This is index notation in order to express concisely a list of many equations or functions.
For example, the first line that you write states that there are two distinct functions γ1 and γ2 such that γ1 maps I1 into M where I1 is a subset of the real numbers and γ2 maps I2 into M where I2 is a subset of the real numbers.
The arrow notation defines the domain and codomain of the function: I1 is the domain of γ1 and M is the codomain.
The second set of notation has two indexes on each object; each index is taken to vary independently. For example, if the restrictions on α and β were explicitly given as α = 1, 2 and β = 1, 2, then the expression is a concise way of expressing the following list of expressions:
\text{For }\sigma_{11},\text{ let }J\sigma_{11} : V_{11}\rightarrow\text{Mat}_{n, n}(\Re)
\text{For }\sigma_{12},\text{ let }J\sigma_{12} : V_{12}\rightarrow\text{Mat}_{n, n}(\Re)
\text{For }\sigma_{21},\text{ let }J\sigma_{21} : V_{21}\rightarrow\text{Mat}_{n, n}(\Re)
\text{For }\sigma_{22},\text{ let }J\sigma_{22} : V_{22}\rightarrow\text{Mat}_{n, n}(\Re)

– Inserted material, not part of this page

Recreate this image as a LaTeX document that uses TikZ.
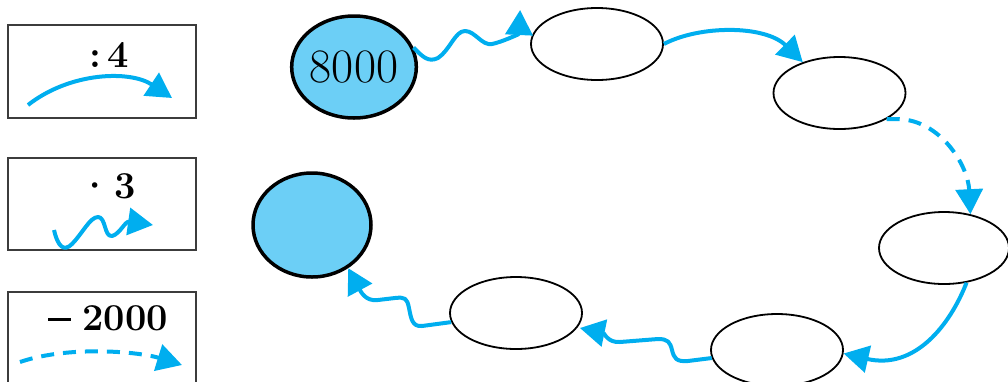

In words, the sentence defines a list of 4 functions Jσ_ab that maps each respective space V_ab into the set of nxn matrices with real components. In particular, this means that Jσ_12 takes an element of V_12 as an input and returns an nxn matrix with real components as an output. The explicit operation performed by the function on those elements of V_12 is not specified in this expression.